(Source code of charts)
========

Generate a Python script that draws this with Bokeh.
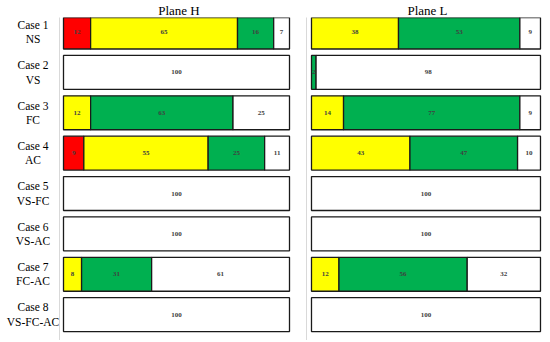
from bokeh.plotting import figure
from bokeh.models import ColumnDataSource, Range1d, FixedTicker
from bokeh.layouts import row
from bokeh.embed import file_html
from bokeh.resources import INLINE
from bokeh.core.properties import value

cases = ["Case 1\nNS", "Case 2\nVS", "Case 3\nFC", "Case 4\nAC",
         "Case 5\nVS-FC", "Case 6\nVS-AC", "Case 7\nFC-AC", "Case 8\nVS-FC-AC"]
segment_colors = ["#ff0000", "#ffff00", "#00b050", "#ffffff"]

# Plane H
h_red = [12, 0, 0, 9, 0, 0, 0, 0]
h_yellow = [65, 0, 12, 55, 0, 0, 8, 0]
h_green = [16, 0, 63, 25, 0, 0, 31, 0]
h_white = [7, 100, 25, 11, 100, 100, 61, 100]

# Plane L
l_red = [0, 0, 0, 0, 0, 0, 0, 0]
l_yellow = [38, 0, 14, 43, 0, 0, 12, 0]
l_green = [53, 2, 77, 47, 0, 0, 56, 0]
l_white = [9, 98, 9, 10, 100, 100, 32, 100]

FONT = "Liberation Serif"
H = 340


def y_range():
    return Range1d(8.64, 0.64)


def style_title(p):
    p.title.align = "center"
    p.title.text_font = FONT
    p.title.text_font_size = "13px"
    p.title.text_font_style = "normal"
    p.title.text_color = "#000000"
    p.title.standoff = 0
    p.title.offset = 0


def build_source(series):
    d = dict(y=[], left=[], right=[], mid=[], label=[], color=[])
    for i in range(len(cases)):
        acc = 0
        for s, col in zip(series, segment_colors):
            v = s[i]
            if v <= 0:
                continue
            d["y"].append(i + 1)
            d["left"].append(acc)
            d["right"].append(acc + v)
            d["mid"].append(acc + v / 2)
            d["label"].append(str(v))
            d["color"].append(col)
            acc += v
    return ColumnDataSource(d)


def make(title, series, x_range, width, border_left):
    p = figure(width=width, height=H, x_range=x_range,
               y_range=y_range(), output_backend="svg",
               toolbar_location=None, title=title,
               min_border_left=border_left, min_border_right=0,
               min_border_top=0, min_border_bottom=0)
    src = build_source(series)
    p.hbar(y="y", left="left", right="right", height=0.84,
           fill_color="color", line_color="#1a1a1a", line_width=1.3, source=src)
    p.text(x="mid", y="y", text="label", text_align="center",
           text_baseline="middle", text_font=value(FONT),
           text_font_size="7px", text_font_style="bold",
           text_color="#404040", source=src)
    p.xaxis.visible = False
    p.xgrid.visible = False
    p.ygrid.visible = False
    p.outline_line_color = None
    p.yaxis.ticker = FixedTicker(ticks=[])
    p.yaxis.axis_line_color = "#d9d9d9"
    p.yaxis.major_tick_line_color = None
    p.yaxis.minor_tick_line_color = None
    p.yaxis.major_label_text_font_size = "0px"
    style_title(p)
    return p


# case labels column
LAB_W = 59
lab = figure(width=LAB_W, height=H, x_range=Range1d(0, LAB_W), y_range=y_range(),
             output_backend="svg", toolbar_location=None, title=" ",
             min_border_left=0, min_border_right=0,
             min_border_top=0, min_border_bottom=0)
lab_src = ColumnDataSource(dict(x=[32.5] * len(cases),
                                y=list(range(1, len(cases) + 1)),
                                text=cases))
lab.text(x="x", y="y", text="text", text_align="center",
         text_baseline="middle", text_font=value(FONT),
         text_font_size="11.5px", text_line_height=1.2,
         text_color="#000000", source=lab_src)
lab.axis.visible = False
lab.grid.visible = False
lab.outline_line_color = None
style_title(lab)

ph = make("Plane H", [h_red, h_yellow, h_green, h_white],
          Range1d(-1.77, 103.98), 239, 0)
pl = make("Plane L", [l_red, l_yellow, l_green, l_white],
          Range1d(-2.18, 103.5), 250, 8)

layout = row(lab, ph, pl)
open("out.html", "w").write(file_html(layout, INLINE))
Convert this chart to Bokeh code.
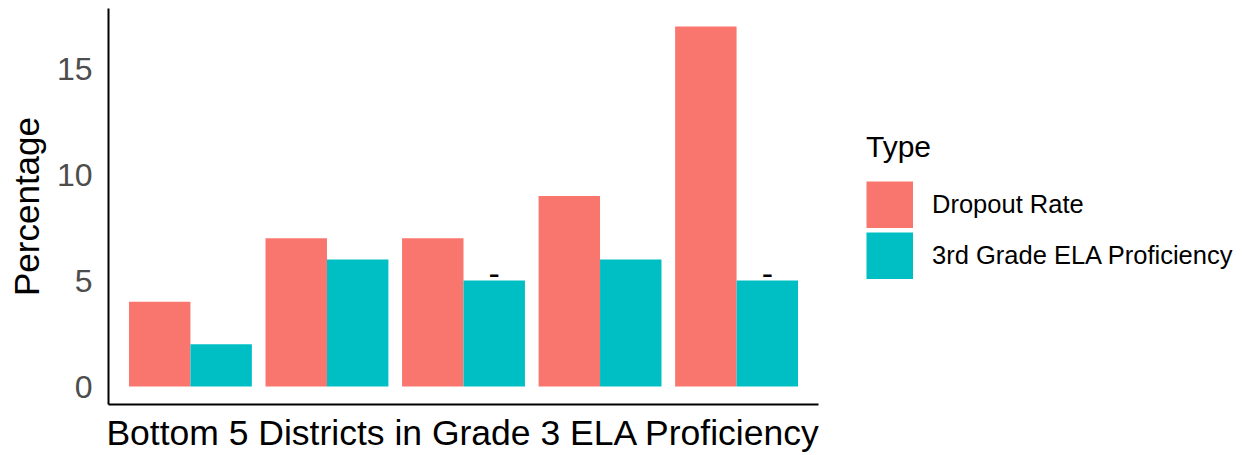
from bokeh.plotting import figure
from bokeh.layouts import row
from bokeh.models import (ColumnDataSource, FactorRange, Range1d, Legend, LegendItem,
                          FixedTicker)
from bokeh.transform import dodge
from bokeh.core.properties import value
from bokeh.embed import file_html
from bokeh.resources import INLINE

districts = ["District A", "District B", "District C", "District D", "District E"]
dropout_rate = [4, 7, 7, 9, 17]
ela_proficiency = [2, 6, 5, 6, 5]
ela_labels = ["", "", "-", "", "-"]
series_names = ["Dropout Rate", "3rd Grade ELA Proficiency"]
colors = ["#F8766D", "#00BFC4"]
y_ticks = [0, 5, 10, 15]

FONT = "Liberation Sans"
H = 455

source = ColumnDataSource(data=dict(district=districts, dropout=dropout_rate,
                                    ela=ela_proficiency, ela_label=ela_labels))

p = figure(width=826, height=H, output_backend="svg", toolbar_location=None,
           x_range=FactorRange(factors=districts, range_padding=0.1,
                               range_padding_units="absolute"),
           y_range=Range1d(-0.85, 17.85),
           min_border_left=108, min_border_top=8, min_border_bottom=0,
           min_border_right=8)

r1 = p.vbar(x=dodge("district", -0.225, range=p.x_range), top="dropout", bottom=0,
            width=0.45, source=source, fill_color=colors[0], line_color=None)
r2 = p.vbar(x=dodge("district", 0.225, range=p.x_range), top="ela", bottom=0,
            width=0.45, source=source, fill_color=colors[1], line_color=None)
p.text(x=dodge("district", 0.225, range=p.x_range), y="ela", text="ela_label",
       source=source, text_align="center", text_baseline="middle", y_offset=-7,
       text_font=value(FONT), text_font_size="34px", text_color="black")

p.outline_line_color = None
p.background_fill_color = "white"
p.border_fill_color = "white"
p.xgrid.visible = False
p.ygrid.visible = False

yax = p.yaxis[0]
yax.ticker = FixedTicker(ticks=y_ticks)
yax.minor_tick_line_color = None
yax.major_tick_line_color = None
yax.major_tick_out = 0
yax.major_tick_in = 0
yax.axis_line_width = 2
yax.axis_line_color = "black"
yax.major_label_text_font = FONT
yax.major_label_text_font_size = "32px"
yax.major_label_text_color = "#4D4D4D"
yax.major_label_standoff = 16
yax.axis_label = "Percentage"
yax.axis_label_text_font = FONT
yax.axis_label_text_font_size = "35px"
yax.axis_label_text_font_style = "normal"
yax.axis_label_text_color = "black"
yax.axis_label_standoff = 8

xax = p.xaxis[0]
xax.major_tick_line_color = None
xax.minor_tick_line_color = None
xax.major_tick_out = 0
xax.major_tick_in = 0
xax.major_label_text_font_size = "0px"
xax.major_label_standoff = 0
xax.axis_line_width = 2
xax.axis_line_color = "black"
xax.axis_label = "Bottom 5 Districts in Grade 3 ELA Proficiency"
xax.axis_label_text_font = FONT
xax.axis_label_text_font_size = "35.5px"
xax.axis_label_text_font_style = "normal"
xax.axis_label_text_color = "black"
xax.axis_label_standoff = 8

# legend panel: swatches are drawn by hidden thick-line renderers of the same data
lf = figure(width=1242 - 826, height=H, output_backend="svg", toolbar_location=None,
            x_range=Range1d(0, 1), y_range=Range1d(0, 1),
            x_axis_type=None, y_axis_type=None, min_border=0)
lf.outline_line_color = None
lf.xgrid.visible = False
lf.ygrid.visible = False
lr1 = lf.line(x="dropout", y="dropout", source=source, line_color=colors[0],
              line_width=47, line_cap="butt", visible=False)
lr2 = lf.line(x="ela", y="ela", source=source, line_color=colors[1],
              line_width=47, line_cap="butt", visible=False)

legend = Legend(items=[LegendItem(label=series_names[0], renderers=[lr1]),
                       LegendItem(label=series_names[1], renderers=[lr2])],
                location=(40, 125), title="Type",
                title_text_font=FONT, title_text_font_size="30px",
                title_text_font_style="normal", title_standoff=17,
                title_text_color="black",
                label_text_font=FONT, label_text_font_size="25.5px",
                label_text_color="black",
                glyph_width=47, glyph_height=47, spacing=4, label_standoff=19,
                padding=0, margin=0, border_line_color=None,
                background_fill_alpha=0, inactive_fill_alpha=0)
lf.add_layout(legend, "center")

layout = row(p, lf, spacing=0)
open("out.html", "w").write(file_html(layout, INLINE))
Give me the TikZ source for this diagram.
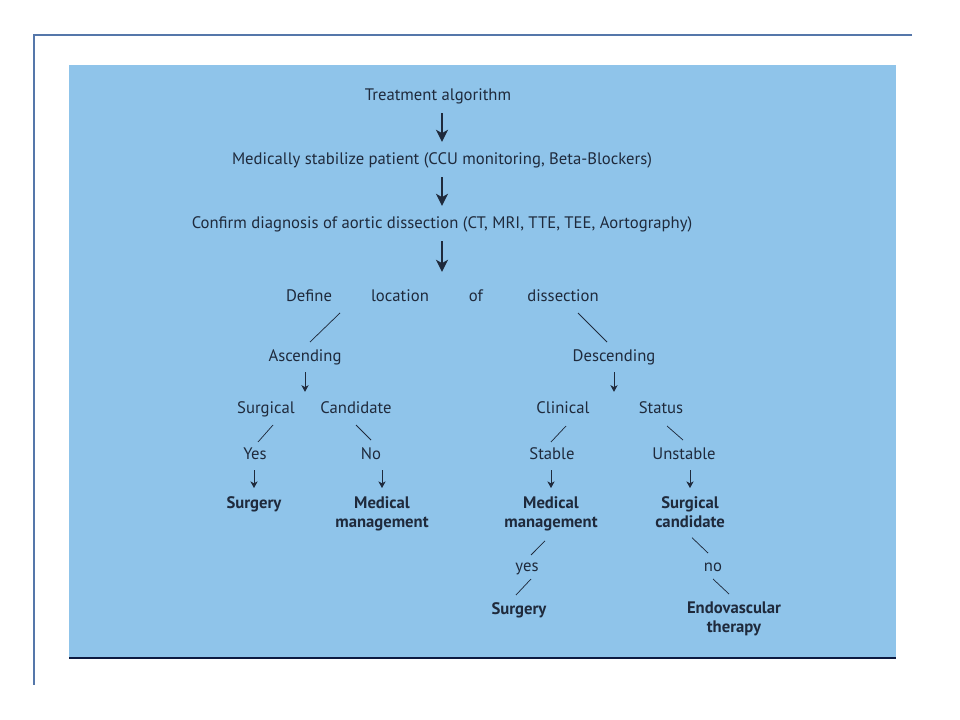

========

Without the pictures, please reproduce each line of the listing above exactly, from the first one through the line bearing "return Range1d(8.64, 0.64)".

Generate a Python script that draws this with Bokeh.
from bokeh.plotting import figure
from bokeh.models import ColumnDataSource, Range1d, FixedTicker
from bokeh.layouts import row
from bokeh.embed import file_html
from bokeh.resources import INLINE
from bokeh.core.properties import value

cases = ["Case 1\nNS", "Case 2\nVS", "Case 3\nFC", "Case 4\nAC",
         "Case 5\nVS-FC", "Case 6\nVS-AC", "Case 7\nFC-AC", "Case 8\nVS-FC-AC"]
segment_colors = ["#ff0000", "#ffff00", "#00b050", "#ffffff"]

# Plane H
h_red = [12, 0, 0, 9, 0, 0, 0, 0]
h_yellow = [65, 0, 12, 55, 0, 0, 8, 0]
h_green = [16, 0, 63, 25, 0, 0, 31, 0]
h_white = [7, 100, 25, 11, 100, 100, 61, 100]

# Plane L
l_red = [0, 0, 0, 0, 0, 0, 0, 0]
l_yellow = [38, 0, 14, 43, 0, 0, 12, 0]
l_green = [53, 2, 77, 47, 0, 0, 56, 0]
l_white = [9, 98, 9, 10, 100, 100, 32, 100]

FONT = "Liberation Serif"
H = 340


def y_range():
    return Range1d(8.64, 0.64)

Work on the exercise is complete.